- Stored data:
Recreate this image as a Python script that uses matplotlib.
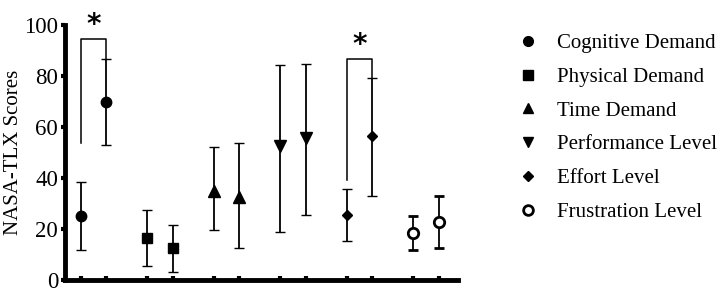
import matplotlib.pyplot as plt
from matplotlib.lines import Line2D

plt.rcParams['font.family'] = ['Liberation Serif', 'DejaVu Serif']

# 6 NASA-TLX dimensions, two conditions each
labels = ['Cognitive Demand', 'Physical Demand', 'Time Demand',
          'Performance Level', 'Effort Level', 'Frustration Level']
markers = ['o', 's', '^', 'v', 'D', 'o']
filled = [True, True, True, True, True, False]

means = [[24.8, 69.5], [16.2, 12.3], [34.6, 32.2],
         [52.2, 55.4], [25.5, 56.1], [18.3, 22.6]]
err_hi = [[38.1, 86.5], [27.4, 21.3], [51.9, 53.5],
          [84.3, 84.7], [35.7, 79.1], [25.0, 32.8]]
err_lo = [[11.5, 52.7], [5.3, 2.9], [19.3, 12.5],
          [18.7, 25.4], [15.0, 32.6], [11.5, 12.5]]

# significance brackets: group index, top, left leg end, right leg end
sig_groups = [0, 4]
sig_top = [94.2, 86.5]
sig_left_end = [53.5, 39.1]
sig_right_end = [86.5, 79.1]

group_gap = 2.6

fig = plt.figure(figsize=(7.22, 2.9), dpi=100)
ax = fig.add_axes([0.09, 0.036, 0.545, 0.8795])

xs_all = []
for i in range(len(labels)):
    xs = [i * group_gap, i * group_gap + 1]
    xs_all += xs
    for j in range(2):
        lo = means[i][j] - err_lo[i][j]
        hi = err_hi[i][j] - means[i][j]
        ms = 7.5
        if markers[i] == 'D':
            ms = 5.5
        elif markers[i] in ('^', 'v'):
            ms = 8
        ax.errorbar(xs[j], means[i][j], yerr=[[lo], [hi]], fmt=markers[i],
                    color='black', ecolor='black', elinewidth=1.3,
                    capsize=3.3, capthick=1.3, markersize=ms,
                    markerfacecolor='black' if filled[i] else 'white',
                    markeredgewidth=2.0 if not filled[i] else 1.0, zorder=3)

# brackets and stars
for k, g in enumerate(sig_groups):
    x0 = g * group_gap
    x1 = x0 + 1
    ax.plot([x0, x0, x1, x1], [sig_left_end[k], sig_top[k], sig_top[k], sig_right_end[k]],
            color='black', lw=1.1, clip_on=False)
    ax.text((x0 + x1) / 2, sig_top[k] + 5.5, '*', ha='center', va='center',
            fontsize=20, fontweight='bold', fontfamily='DejaVu Sans', clip_on=False)

ax.set_xlim(-0.62, 14.77)
ax.set_ylim(0, 100)
ax.set_xticks(xs_all)
ax.set_xticklabels([])
ax.set_yticks([0, 20, 40, 60, 80, 100])
ax.tick_params(axis='x', direction='in', length=3, width=3)
ax.tick_params(axis='y', direction='out', length=3, width=3, labelsize=16.5, pad=2)
for s in ['top', 'right']:
    ax.spines[s].set_visible(False)
for s in ['left', 'bottom']:
    ax.spines[s].set_linewidth(3.5)
ax.set_ylabel('NASA-TLX Scores', fontsize=15, labelpad=1)

handles = []
for i in range(len(labels)):
    ms = 7
    if markers[i] == 'D':
        ms = 5
    handles.append(Line2D([], [], ls='none', marker=markers[i], color='black',
                          markersize=ms,
                          markerfacecolor='black' if filled[i] else 'white',
                          markeredgewidth=2.0 if not filled[i] else 1.0))
fig.legend(handles, labels, loc='upper left', bbox_to_anchor=(0.703, 0.92),
           frameon=False, fontsize=15, handlelength=1.0, handletextpad=0.86,
           labelspacing=0.68, borderpad=0)

fig.savefig('out.png', dpi=100)
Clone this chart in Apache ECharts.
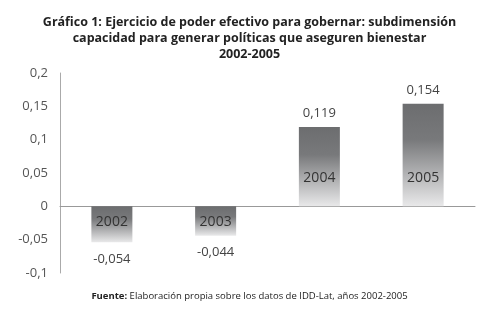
<!DOCTYPE html>
<html>
<head>
<meta charset="utf-8">
<script src="https://cdn.jsdelivr.net/npm/echarts@6/dist/echarts.min.js"></script>
<style>
  html, body { margin: 0; padding: 0; background: #fff; }
  #chart { width: 499px; height: 322px; }
</style>
</head>
<body>
<div id="chart"></div>
<script>
var years = ["2002", "2003", "2004", "2005"];
var values = [-0.054, -0.044, 0.119, 0.154];
var titleLines = [
    "Gráfico 1: Ejercicio de poder efectivo para gobernar: subdimensión",
    "capacidad para generar políticas que aseguren bienestar",
    "2002-2005"
];
var sourceLabel = "Fuente:";
var sourceText = " Elaboración propia sobre los datos de IDD-Lat, años 2002-2005";

function comma(v){
    return String(v).replace(".", ",");
}

var barFill = new echarts.graphic.LinearGradient(0, 0, 0, 1, [
    {offset: 0, color: "#6c6d6f"},
    {offset: 0.35, color: "#78797b"},
    {offset: 1, color: "#e9e9ea"}
]);

var seriesData = [];
for(var i=0;i<values.length;i++){
    var v = values[i];
    seriesData.push({
        value: v,
        label: {
            show: true,
            position: v >= 0 ? "top" : "bottom",
            distance: v >= 0 ? 7 : 10,
            formatter: comma(v),
            color: "#444",
            fontSize: 13,
            fontFamily: "Open Sans"
        }
    });
}

var yearData = [];
for(var j=0;j<values.length;j++){
    var pos = values[j] >= 0;
    yearData.push({
        value: values[j],
        label: {
            show: true,
            position: pos ? "insideBottom" : "insideTop",
            distance: pos ? 21 : 9,
            formatter: years[j],
            color: "#333",
            fontSize: 14,
            fontFamily: "Open Sans"
        }
    });
}

var chart = echarts.init(document.getElementById("chart"));
var option = {
    animation: false,
    backgroundColor: "#fff",
    title: {
        text: titleLines.join("\n"),
        left: "center",
        top: 9,
        textStyle: {
            fontFamily: "Open Sans",
            fontWeight: "bold",
            fontSize: 12.5,
            lineHeight: 16,
            color: "#222"
        }
    },
    graphic: [{
        type: "text",
        left: "center",
        top: 291,
        style: {
            text: "{b|" + sourceLabel + "}{n|" + sourceText + "}",
            rich: {
                b: {fontFamily: "Open Sans", fontWeight: "bold", fontSize: 9.5, fill: "#222"},
                n: {fontFamily: "Open Sans", fontSize: 9.5, fill: "#222"}
            }
        }
    }],
    grid: {left: 60, right: 24, top: 73, bottom: 49},
    xAxis: {
        type: "category",
        data: years,
        axisLine: {onZero: true, lineStyle: {color: "#999", width: 1}},
        axisTick: {show: false},
        axisLabel: {show: false}
    },
    yAxis: {
        type: "value",
        min: -0.1,
        max: 0.2,
        interval: 0.05,
        axisLine: {show: true, lineStyle: {color: "#aaa", width: 1}},
        axisTick: {show: false},
        splitLine: {show: false},
        axisLabel: {
            margin: 12,
            color: "#555",
            fontSize: 13,
            fontFamily: "Open Sans",
            formatter: function(v){ return comma(Math.round(v*100)/100); }
        }
    },
    series: [
        {
            type: "bar",
            barWidth: 41,
            data: seriesData,
            itemStyle: {color: barFill}
        },
        {
            type: "bar",
            barWidth: 41,
            barGap: "-100%",
            data: yearData,
            itemStyle: {color: "transparent"},
            z: 3
        }
    ]
};
chart.setOption(option);
</script>
</body>
</html>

- What you are asked to do: Repeat word for word the lines above, from the first entry through the line containing "filled = [True, True, True, True, True, False]", with both ends kept and the pictures dropped.

- Complete output:
Recreate this image as a Python script that uses matplotlib.
import matplotlib.pyplot as plt
from matplotlib.lines import Line2D

plt.rcParams['font.family'] = ['Liberation Serif', 'DejaVu Serif']

# 6 NASA-TLX dimensions, two conditions each
labels = ['Cognitive Demand', 'Physical Demand', 'Time Demand',
          'Performance Level', 'Effort Level', 'Frustration Level']
markers = ['o', 's', '^', 'v', 'D', 'o']
filled = [True, True, True, True, True, False]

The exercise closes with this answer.